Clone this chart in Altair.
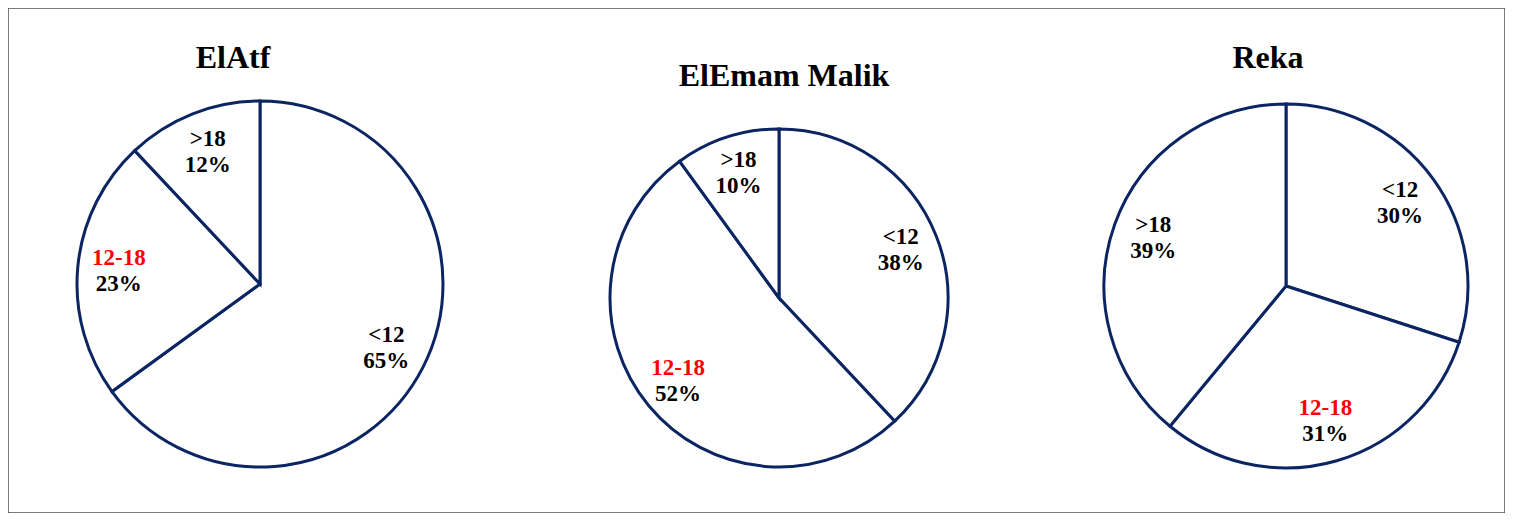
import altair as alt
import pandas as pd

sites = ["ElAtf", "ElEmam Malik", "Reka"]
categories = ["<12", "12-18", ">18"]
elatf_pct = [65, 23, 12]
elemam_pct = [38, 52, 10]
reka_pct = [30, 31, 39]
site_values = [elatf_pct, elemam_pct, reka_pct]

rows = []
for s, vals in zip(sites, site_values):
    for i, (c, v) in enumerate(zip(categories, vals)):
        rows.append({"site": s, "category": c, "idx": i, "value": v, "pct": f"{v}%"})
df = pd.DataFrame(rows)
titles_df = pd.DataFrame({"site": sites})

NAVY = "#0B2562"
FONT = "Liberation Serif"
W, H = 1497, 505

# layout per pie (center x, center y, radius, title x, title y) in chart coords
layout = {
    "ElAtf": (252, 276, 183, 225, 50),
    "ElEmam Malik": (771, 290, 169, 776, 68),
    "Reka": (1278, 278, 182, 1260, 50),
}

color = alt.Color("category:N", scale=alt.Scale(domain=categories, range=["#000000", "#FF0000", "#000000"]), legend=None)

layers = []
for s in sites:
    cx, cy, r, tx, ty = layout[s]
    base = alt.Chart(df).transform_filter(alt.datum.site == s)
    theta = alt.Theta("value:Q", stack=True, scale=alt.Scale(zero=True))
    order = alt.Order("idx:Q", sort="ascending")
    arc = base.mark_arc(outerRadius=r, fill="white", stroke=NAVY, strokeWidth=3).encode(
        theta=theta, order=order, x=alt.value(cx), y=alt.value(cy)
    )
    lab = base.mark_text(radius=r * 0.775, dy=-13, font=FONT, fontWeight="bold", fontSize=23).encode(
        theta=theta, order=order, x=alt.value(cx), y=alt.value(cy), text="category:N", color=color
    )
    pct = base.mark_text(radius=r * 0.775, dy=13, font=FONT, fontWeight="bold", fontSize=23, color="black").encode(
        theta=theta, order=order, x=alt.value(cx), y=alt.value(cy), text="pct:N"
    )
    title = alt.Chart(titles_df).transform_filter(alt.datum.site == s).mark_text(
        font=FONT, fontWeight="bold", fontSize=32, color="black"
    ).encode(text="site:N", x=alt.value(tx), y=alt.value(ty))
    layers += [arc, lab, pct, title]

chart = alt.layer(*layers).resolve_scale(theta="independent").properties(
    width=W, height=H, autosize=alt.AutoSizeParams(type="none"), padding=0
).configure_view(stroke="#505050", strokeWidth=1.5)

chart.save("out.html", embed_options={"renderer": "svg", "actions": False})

++++++

• OBJECTIVE
Repeat the material exactly as it reads, without any of its pictures.

• OUTPUT FOR THIS EXERCISE
Clone this chart in Altair.
import altair as alt
import pandas as pd

sites = ["ElAtf", "ElEmam Malik", "Reka"]
categories = ["<12", "12-18", ">18"]
elatf_pct = [65, 23, 12]
elemam_pct = [38, 52, 10]
reka_pct = [30, 31, 39]
site_values = [elatf_pct, elemam_pct, reka_pct]

rows = []
for s, vals in zip(sites, site_values):
    for i, (c, v) in enumerate(zip(categories, vals)):
        rows.append({"site": s, "category": c, "idx": i, "value": v, "pct": f"{v}%"})
df = pd.DataFrame(rows)
titles_df = pd.DataFrame({"site": sites})

NAVY = "#0B2562"
FONT = "Liberation Serif"
W, H = 1497, 505

# layout per pie (center x, center y, radius, title x, title y) in chart coords
layout = {
    "ElAtf": (252, 276, 183, 225, 50),
    "ElEmam Malik": (771, 290, 169, 776, 68),
    "Reka": (1278, 278, 182, 1260, 50),
}

color = alt.Color("category:N", scale=alt.Scale(domain=categories, range=["#000000", "#FF0000", "#000000"]), legend=None)

layers = []
for s in sites:
    cx, cy, r, tx, ty = layout[s]
    base = alt.Chart(df).transform_filter(alt.datum.site == s)
    theta = alt.Theta("value:Q", stack=True, scale=alt.Scale(zero=True))
    order = alt.Order("idx:Q", sort="ascending")
    arc = base.mark_arc(outerRadius=r, fill="white", stroke=NAVY, strokeWidth=3).encode(
        theta=theta, order=order, x=alt.value(cx), y=alt.value(cy)
    )
    lab = base.mark_text(radius=r * 0.775, dy=-13, font=FONT, fontWeight="bold", fontSize=23).encode(
        theta=theta, order=order, x=alt.value(cx), y=alt.value(cy), text="category:N", color=color
    )
    pct = base.mark_text(radius=r * 0.775, dy=13, font=FONT, fontWeight="bold", fontSize=23, color="black").encode(
        theta=theta, order=order, x=alt.value(cx), y=alt.value(cy), text="pct:N"
    )
    title = alt.Chart(titles_df).transform_filter(alt.datum.site == s).mark_text(
        font=FONT, fontWeight="bold", fontSize=32, color="black"
    ).encode(text="site:N", x=alt.value(tx), y=alt.value(ty))
    layers += [arc, lab, pct, title]

chart = alt.layer(*layers).resolve_scale(theta="independent").properties(
    width=W, height=H, autosize=alt.AutoSizeParams(type="none"), padding=0
).configure_view(stroke="#505050", strokeWidth=1.5)

chart.save("out.html", embed_options={"renderer": "svg", "actions": False})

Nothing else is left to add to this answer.